### GIVEN PROBLEM
Write each line of the material exactly as given, from the top through the line that contains "Chart.register(...registerables);", and omit all pictures.

### DATA BLOCK

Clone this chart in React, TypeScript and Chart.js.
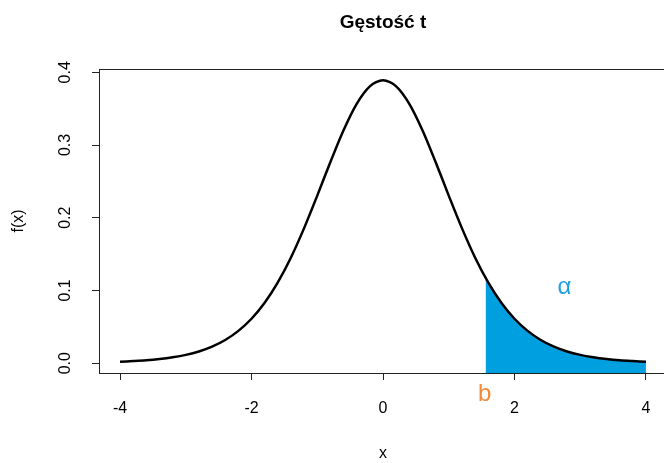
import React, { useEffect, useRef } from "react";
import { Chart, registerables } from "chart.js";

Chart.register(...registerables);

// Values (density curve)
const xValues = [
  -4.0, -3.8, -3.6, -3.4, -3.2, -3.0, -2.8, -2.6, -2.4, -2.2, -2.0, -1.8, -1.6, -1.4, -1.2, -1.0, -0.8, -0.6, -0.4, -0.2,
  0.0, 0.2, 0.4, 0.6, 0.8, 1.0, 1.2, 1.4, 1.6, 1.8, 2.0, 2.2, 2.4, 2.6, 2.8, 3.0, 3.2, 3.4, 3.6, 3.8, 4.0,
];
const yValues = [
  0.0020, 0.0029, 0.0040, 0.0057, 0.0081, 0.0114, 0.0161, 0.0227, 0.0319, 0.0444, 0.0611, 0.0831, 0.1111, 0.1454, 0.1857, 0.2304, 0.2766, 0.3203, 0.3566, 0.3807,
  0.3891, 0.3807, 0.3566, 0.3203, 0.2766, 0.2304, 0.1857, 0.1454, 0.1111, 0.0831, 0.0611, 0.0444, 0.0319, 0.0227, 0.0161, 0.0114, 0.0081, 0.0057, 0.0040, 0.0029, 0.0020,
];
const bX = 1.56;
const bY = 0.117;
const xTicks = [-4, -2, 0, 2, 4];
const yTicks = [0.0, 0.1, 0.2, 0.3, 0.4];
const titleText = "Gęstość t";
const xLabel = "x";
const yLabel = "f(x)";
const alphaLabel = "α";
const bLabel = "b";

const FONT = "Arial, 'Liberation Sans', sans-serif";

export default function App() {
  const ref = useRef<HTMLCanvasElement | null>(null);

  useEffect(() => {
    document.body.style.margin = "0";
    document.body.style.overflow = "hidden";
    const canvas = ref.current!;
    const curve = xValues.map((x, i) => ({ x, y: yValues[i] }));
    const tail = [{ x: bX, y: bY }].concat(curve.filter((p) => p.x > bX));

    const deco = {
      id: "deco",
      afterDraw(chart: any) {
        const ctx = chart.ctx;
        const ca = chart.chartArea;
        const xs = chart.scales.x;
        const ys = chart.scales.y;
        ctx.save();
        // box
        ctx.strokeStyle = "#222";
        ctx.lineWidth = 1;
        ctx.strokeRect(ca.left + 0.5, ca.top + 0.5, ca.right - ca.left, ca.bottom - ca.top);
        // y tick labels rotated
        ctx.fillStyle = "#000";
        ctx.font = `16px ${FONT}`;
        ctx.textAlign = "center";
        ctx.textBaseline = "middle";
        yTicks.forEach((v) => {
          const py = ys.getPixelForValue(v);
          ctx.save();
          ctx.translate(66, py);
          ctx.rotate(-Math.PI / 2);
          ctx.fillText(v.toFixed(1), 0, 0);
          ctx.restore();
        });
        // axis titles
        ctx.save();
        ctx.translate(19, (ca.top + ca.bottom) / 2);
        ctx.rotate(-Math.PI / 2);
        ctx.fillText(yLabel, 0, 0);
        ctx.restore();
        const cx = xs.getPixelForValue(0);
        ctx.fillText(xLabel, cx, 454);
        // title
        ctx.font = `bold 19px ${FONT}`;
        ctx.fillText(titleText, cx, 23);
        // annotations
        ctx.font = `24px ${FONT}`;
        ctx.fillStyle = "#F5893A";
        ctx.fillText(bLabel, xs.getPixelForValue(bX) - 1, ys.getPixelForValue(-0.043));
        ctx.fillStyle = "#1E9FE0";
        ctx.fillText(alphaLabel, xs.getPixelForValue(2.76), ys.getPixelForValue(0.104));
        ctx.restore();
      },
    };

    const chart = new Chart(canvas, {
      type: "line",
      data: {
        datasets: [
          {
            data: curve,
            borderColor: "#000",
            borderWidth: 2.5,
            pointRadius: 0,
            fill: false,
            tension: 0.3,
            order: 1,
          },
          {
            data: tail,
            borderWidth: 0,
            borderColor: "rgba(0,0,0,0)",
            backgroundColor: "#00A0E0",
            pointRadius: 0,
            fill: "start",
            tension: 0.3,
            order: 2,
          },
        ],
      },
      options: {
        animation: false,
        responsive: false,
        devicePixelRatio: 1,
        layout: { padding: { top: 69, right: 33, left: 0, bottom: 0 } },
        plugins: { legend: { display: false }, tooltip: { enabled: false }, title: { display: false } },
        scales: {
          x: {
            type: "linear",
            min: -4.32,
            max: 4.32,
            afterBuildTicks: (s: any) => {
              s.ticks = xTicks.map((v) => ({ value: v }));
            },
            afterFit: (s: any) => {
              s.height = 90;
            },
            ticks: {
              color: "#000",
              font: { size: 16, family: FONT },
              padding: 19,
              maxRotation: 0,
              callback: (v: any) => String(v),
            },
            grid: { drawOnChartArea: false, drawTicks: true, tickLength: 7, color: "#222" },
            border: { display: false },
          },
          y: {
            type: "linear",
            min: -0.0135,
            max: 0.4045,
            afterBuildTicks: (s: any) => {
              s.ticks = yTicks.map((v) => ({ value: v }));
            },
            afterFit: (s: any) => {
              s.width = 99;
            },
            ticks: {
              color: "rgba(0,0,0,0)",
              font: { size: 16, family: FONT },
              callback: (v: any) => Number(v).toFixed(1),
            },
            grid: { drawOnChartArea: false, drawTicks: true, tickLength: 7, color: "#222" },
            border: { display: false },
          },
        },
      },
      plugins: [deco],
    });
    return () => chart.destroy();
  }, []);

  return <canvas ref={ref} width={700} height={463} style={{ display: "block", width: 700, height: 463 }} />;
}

### RESULT OF THE TASK
Clone this chart in React, TypeScript and Chart.js.
import React, { useEffect, useRef } from "react";
import { Chart, registerables } from "chart.js";

Chart.register(...registerables);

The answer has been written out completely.